FELLOW OF ROYAL SOCIETY.

On 29th February 1776, Captain James Cook was unanimously elected a Fellow of the Royal Society, and his certificate of election was signed by no less than twenty-six of the Fellows. He was formally admitted on 17th March, on which date a paper written by him, on the means he had used for the prevention and cure of scurvy, was read. That he valued his success in dealing with this disease, which, at that time, even in voyages of very moderate length was the most terrible danger to be encountered, is plainly set forth in his Journal of the voyage. He says:

"But whatever may be the public judgment about other matters, it is with real satisfaction and without claiming any merit but that of attention to my duty, that I can conclude this account with an observation which facts enable me to make, that our having discovered the possibility of preserving health amongst a numerous ship's company, for such a length of time in such varieties of climate and amidst such continued hardships and fatigues, will make this voyage remarkable in opinion of every benevolent person, when the disputes about a Southern Continent shall have ceased to engage the attention and to divide the judgment of philosophers."

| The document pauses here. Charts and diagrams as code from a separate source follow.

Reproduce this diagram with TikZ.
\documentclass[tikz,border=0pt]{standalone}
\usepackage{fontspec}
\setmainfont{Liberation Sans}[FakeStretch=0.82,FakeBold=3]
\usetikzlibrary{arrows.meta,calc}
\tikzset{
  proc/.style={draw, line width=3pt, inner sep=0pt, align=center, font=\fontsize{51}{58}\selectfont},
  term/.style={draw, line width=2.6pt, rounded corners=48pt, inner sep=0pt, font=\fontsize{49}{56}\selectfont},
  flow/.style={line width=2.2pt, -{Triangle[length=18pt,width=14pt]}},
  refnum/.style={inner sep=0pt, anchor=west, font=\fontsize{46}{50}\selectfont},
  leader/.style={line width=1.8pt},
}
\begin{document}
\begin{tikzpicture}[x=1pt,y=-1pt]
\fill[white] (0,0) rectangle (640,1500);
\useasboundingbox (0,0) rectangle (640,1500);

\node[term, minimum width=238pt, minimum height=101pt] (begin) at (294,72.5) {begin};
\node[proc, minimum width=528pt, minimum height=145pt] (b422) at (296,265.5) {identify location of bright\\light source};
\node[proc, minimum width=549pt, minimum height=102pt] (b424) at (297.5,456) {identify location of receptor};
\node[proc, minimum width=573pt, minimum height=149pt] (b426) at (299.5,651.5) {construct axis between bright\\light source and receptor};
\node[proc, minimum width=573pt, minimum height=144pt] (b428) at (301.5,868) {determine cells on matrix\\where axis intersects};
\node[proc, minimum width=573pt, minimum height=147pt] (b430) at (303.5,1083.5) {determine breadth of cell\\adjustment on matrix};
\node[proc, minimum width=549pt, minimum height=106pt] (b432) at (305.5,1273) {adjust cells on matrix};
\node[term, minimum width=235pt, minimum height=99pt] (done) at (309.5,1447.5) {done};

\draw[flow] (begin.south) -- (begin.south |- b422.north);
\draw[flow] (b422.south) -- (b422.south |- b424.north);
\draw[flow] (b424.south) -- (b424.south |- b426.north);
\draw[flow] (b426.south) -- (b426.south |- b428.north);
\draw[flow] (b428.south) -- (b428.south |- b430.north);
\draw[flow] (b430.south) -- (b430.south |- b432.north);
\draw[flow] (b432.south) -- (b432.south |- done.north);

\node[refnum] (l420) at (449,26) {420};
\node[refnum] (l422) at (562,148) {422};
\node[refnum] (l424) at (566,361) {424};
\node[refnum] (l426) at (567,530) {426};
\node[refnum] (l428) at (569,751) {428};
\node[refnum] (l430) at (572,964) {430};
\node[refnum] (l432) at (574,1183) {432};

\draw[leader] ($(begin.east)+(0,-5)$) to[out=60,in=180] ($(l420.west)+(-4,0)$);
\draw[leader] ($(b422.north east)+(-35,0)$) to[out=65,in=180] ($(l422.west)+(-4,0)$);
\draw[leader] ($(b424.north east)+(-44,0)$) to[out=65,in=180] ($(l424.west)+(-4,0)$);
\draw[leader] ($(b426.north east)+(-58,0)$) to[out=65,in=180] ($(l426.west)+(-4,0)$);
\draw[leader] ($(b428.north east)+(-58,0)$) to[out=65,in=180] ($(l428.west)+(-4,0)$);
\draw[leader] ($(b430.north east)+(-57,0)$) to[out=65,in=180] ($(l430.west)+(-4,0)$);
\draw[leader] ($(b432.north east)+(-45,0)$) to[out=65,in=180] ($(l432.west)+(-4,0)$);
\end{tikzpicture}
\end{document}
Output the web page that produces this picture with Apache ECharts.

During his early days at sea it was no unusual thing for a man-of-war to be short-handed through scurvy after a cruise of a few weeks, and in a voyage across the Atlantic as many as twenty per cent of the crew are known to have perished. To give some of his own experiences in the Navy: On 4th June 1756, H.M.S. Eagle arrived in Plymouth Sound, after cruising for two months in the Channel and off the French coast, and Captain Pallisser reported landing 130 sick, buried at sea 22, and since his arrival in port his surgeon and 4 men had died, and both his surgeon's mates were very ill; this out of a complement of 400!

Boscawen, sailing from Halifax for Louisberg in 1758, left several ships behind on account of scurvy, one being the Pembroke, of which Cook was Master; she had lost 29 men crossing the Atlantic, but she was able to rejoin before the others as they were in a worse plight. Wolfe reported to Lord George Sackville that some of the regiments employed at Louisburg had "300 or 400 men eat up with scurvy." Of the Northumberland when at Halifax, Lord Colville wrote that frozen (fresh) beef from Boston kept his men healthy when in port, "but the scurvy never fails to pull us down in great numbers upon our going to sea in spring."

Having had such experiences Cook appears to have made up his mind to fight the dreadful scourge from the very first, and though the popular idea is that he only turned his mind to it during the second voyage, it is very evident that on the Endeavour he fought it successfully, and it is most probable would have laid claim to victory had it not been for the serious losses incurred through the malarial fever and its usual companion, dysentery, contracted at Batavia. In proof of this reference may be made to the report of Mr. Perry, surgeon's mate, and, after Mr. Monkhouse's death, surgeon on board. He states they rounded the Horn with the crew "as free from scurvy as on our sailing from Plymouth," i.e. after five months. He reports FOR THE WHOLE OF THE VOYAGE, FIVE CASES OF SCURVY, "three in Port at New Holland, and two while on the Coast of New Zealand, not a man more suffered any inconvenience from this distemper." He was one of the five cases, but, at the same time, it must not be understood that no others developed symptoms of scurvy, only they were so closely watched and at once subjected to such treatment that the disease was not able to gain the upper hand. Cook wrote to the Secretary to the Admiralty immediately after his arrival at Batavia, saying, "I have not lost one man from sickness." He means here, as elsewhere in his Journals, "sickness" to be taken as scurvy, and at that time he had lost only seven men: two of Mr. Banks's servants from exposure; three men drowned; Mr. Buchan, a fit, probably apoplectic; and one man, alcoholic poisoning. He arrived at home with a total loss of forty-one, including Tupia and his boy; thirty-two of these deaths were from fever and dysentery, and 2, Mr. Hicks and Sutherland, from consumption.